Another idea to address this challenge could be the Yin-Yang approach of investing. This approach recommends that impact first organizations and financial first organizations can work together through appropriate intermediaries to create propositions and products to serve the needs of both kinds of investors. For example, the impact first organizations can provide risk insurance and subsidies so the financial first organizations can pump money to provide scale and still expect market rate returns. Yet another idea involves the support of grants and government funds to build capability into the social sector organizations to allow them to attain scale. This will allow impact investment organizations to build administrative capability for day to day operations, early customer acquisitions (where appropriate) and attraction of good talent.

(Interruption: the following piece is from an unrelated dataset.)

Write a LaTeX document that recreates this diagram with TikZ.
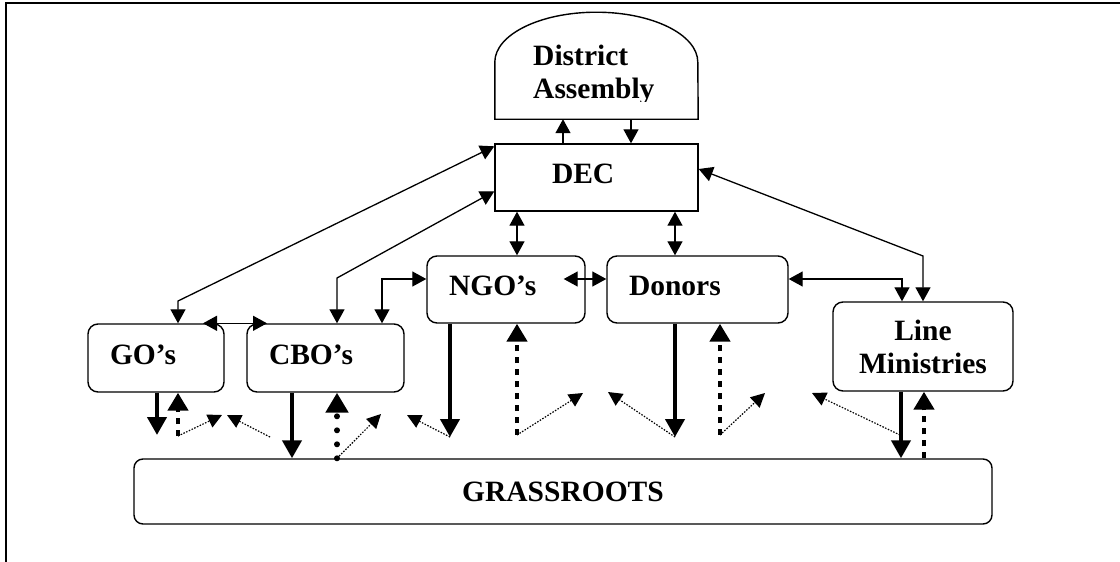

Another challenge is that the intermediaries for impact investing are few and far apart. This creates a whole raft of problems that prevents the industry from becoming mainstream. Some of these problems are summarized below:
- Uncoordinated, haphazard efforts that are not optimized
- High search and transaction costs
- Fragmented demand and supply
- Underdeveloped Networks
- Complex deals
- Lack of consultancy/ advise
- Lack of transparency and comparability
- Lack of provision of flexibility and diversification
- High illiquidity
- Lack of flexible payment mechanisms
“It takes consistency in language to create a business. The biggest challenge is to have a coherent set of terms and phrases that are clearly defined and have clear meaning”. Preston Pinkett, Director of Prudential Social Investment. This brings us to our third challenge which is the lack of enabling infrastructure. At this moment, there is a lack of models, theories, standards, protocols, policies and established language. The market environment and infrastructure such as regulatory, legal and tax systems are highly structured around conventional mechanisms of investing which take financial returns and risk into consideration. Unless and until, impact can be adequately measured and quantified with the same level of fervor and reliability as the conventional investing systems and there is a level of standardization achieved, the inclusion of impact as a significant consideration in investment decisions will be limited.
Lastly, I would suggest that impact investing organizations as well as independent governance bodies should actively seek reviews from the communities the organization impacts. This is to make sure that there is actual impact being created as opposed to money being made off the poor as was the perception in India where Microfinance suffered a huge backlash in 2010, when they commonly started being called ‘loan sharks’.
In conclusion, in my opinion, social impact investing promises an unprecedented level of success simply because it addresses more human needs on the Maslow’s hierarchy of needs than any other form of investing – it addresses the lower level needs that are satisfied with financial returns and its addresses the higher-level needs of belonging, achievement and a sense of purpose that are satisfied through social impact returns – all at the same time. After the global financial crisis in 2008, there is general realization that traditional capitalistic markets contributed to the problem and are just not enough. The challenge is to remove the barriers and include impact as a significant consideration alongside financial return and risk in the markets of tomorrow.